D’indole positiva e battagliera, con l’intimo pensiero rivolto a una madre bellissima che morì quando lui aveva solo sei anni ma avrebbe sempre avvertito vicina, Zeffirelli fu conformista – appunto – e ribelle. Profondamente cattolico e omosessuale, senatore di Forza Italia, fu interessato alle esperienze spirituali che si concretarono dopo un terribile incidente d’auto in un voto artistico e religioso a san Francesco ma anche nella frequentazione del veggente torinese Gustavo Rol (su cui Dell’Olio sta conducendo ricerche appassionate da diversi anni, e che sarà protagonista del suo prossimo lavoro).

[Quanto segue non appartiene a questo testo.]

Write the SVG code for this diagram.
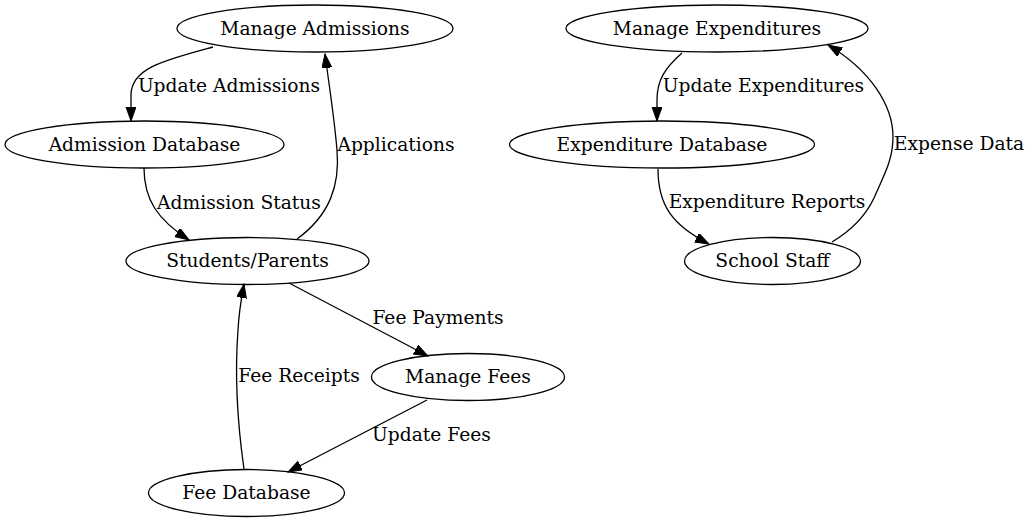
<svg xmlns="http://www.w3.org/2000/svg" width="1032" height="523" viewBox="0 0 1032 523">
<style>
.n{fill:none;stroke:#000;stroke-width:1.3}
.t{font-family:"DejaVu Serif",serif;font-size:18.67px;fill:#000;text-anchor:middle}
.e{fill:none;stroke:#000;stroke-width:1.3}
</style>
<defs>
<marker id="ah" markerUnits="userSpaceOnUse" markerWidth="15" markerHeight="11" refX="14" refY="5" orient="auto">
<path d="M0,0 L14,5 L0,10 z" fill="#000" stroke="#000" stroke-width="1"/>
</marker>
</defs>
<rect width="1032" height="523" fill="#fff"/>
<g id="connectors">
<path class="e" marker-end="url(#ah)" d="M213,47 C165,60 131,68 131,95 L131,121"/>
<path class="e" marker-end="url(#ah)" d="M297,239 C330,215 340,185 337,150 C334,115 329,85 325,54"/>
<path class="e" marker-end="url(#ah)" d="M144,168 C144,200 158,220 189,240"/>
<path class="e" marker-end="url(#ah)" d="M289,283 L428,356"/>
<path class="e" marker-end="url(#ah)" d="M427,400 L288,472"/>
<path class="e" marker-end="url(#ah)" d="M244,469 C237,420 235,370 238,330 C239,310 242,295 244,284"/>
<path class="e" marker-end="url(#ah)" d="M682,53 C665,68 657,80 657,100 L657,121"/>
<path class="e" marker-end="url(#ah)" d="M658,169 C658,205 672,225 709,244"/>
<path class="e" marker-end="url(#ah)" d="M832,242 C852,230 866,215 874,198 C884,175 893,160 893,137 C893,105 870,70 828,45"/>
<text class="t" x="229" y="92">Update Admissions</text>
<text class="t" x="396" y="150.5">Applications</text>
<text class="t" x="239" y="208.5">Admission Status</text>
<text class="t" x="438" y="324">Fee Payments</text>
<text class="t" x="299" y="382">Fee Receipts</text>
<text class="t" x="431.5" y="441">Update Fees</text>
<text class="t" x="763.5" y="92">Update Expenditures</text>
<text class="t" x="767" y="208">Expenditure Reports</text>
<text class="t" x="959" y="150">Expense Data</text>
</g>
<g id="manage-admissions"><ellipse class="n" cx="315" cy="28.5" rx="138" ry="23.5"/><text class="t" x="315" y="34.5">Manage Admissions</text></g>
<g id="admission-database"><ellipse class="n" cx="144.5" cy="144.5" rx="139.5" ry="23.5"/><text class="t" x="144.5" y="150.5">Admission Database</text></g>
<g id="students-parents"><ellipse class="n" cx="247.5" cy="261" rx="121.5" ry="23.5"/><text class="t" x="247.5" y="267">Students/Parents</text></g>
<g id="manage-fees"><ellipse class="n" cx="468" cy="377" rx="96.5" ry="23.5"/><text class="t" x="468" y="383">Manage Fees</text></g>
<g id="fee-database"><ellipse class="n" cx="246.5" cy="493" rx="98" ry="23.5"/><text class="t" x="246.5" y="499">Fee Database</text></g>
<g id="manage-expenditures"><ellipse class="n" cx="717" cy="28.5" rx="151" ry="23.5"/><text class="t" x="717" y="34.5">Manage Expenditures</text></g>
<g id="expenditure-database"><ellipse class="n" cx="662" cy="144.5" rx="152.5" ry="23.5"/><text class="t" x="662" y="150.5">Expenditure Database</text></g>
<g id="school-staff"><ellipse class="n" cx="772.5" cy="261" rx="88" ry="23.5"/><text class="t" x="772.5" y="267">School Staff</text></g>
</svg>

“Il profilo umano di Zeffirelli si presentava, all’esterno, come quello di una persona molto positiva. Tutti ne ricordano la generosità: ospitò vecchie attrici in difficoltà e provvide a pagare per chi aveva problemi di cure o di sfratto. Guadagnò moltissimo, spese di più, ma pensava malgrado tutto di non fare abbastanza per gli altri”, spiega Dell’Olio. “Eppure serbò sempre sotto traccia la sua interiorità, per un pudore maturato nelle esperienze amare di un’infanzia da figlio illegittimo che non poteva essere riconosciuto nella Firenze piccola di un secolo fa, dove questa irregolarità si scontava. Alla parte nascosta di Zeffirelli è dedicata l’ultima mezz’ora del mio film. Per scoprire l’uomo che si nascondeva dietro la socialità sontuosa di casa sua, dove alle feste potevi incontrare Liza Minnelli e l’imbianchino che gli aveva pitturato le persiane”.
Come doveva essere per chi va all’Opera, o come le regie di Zeffirelli sempre vollero che fosse: l’allestimento consono alla partitura, al soggetto, all’autore. Un sogno aperto a tutti perché l’arte apre dove la vita chiude.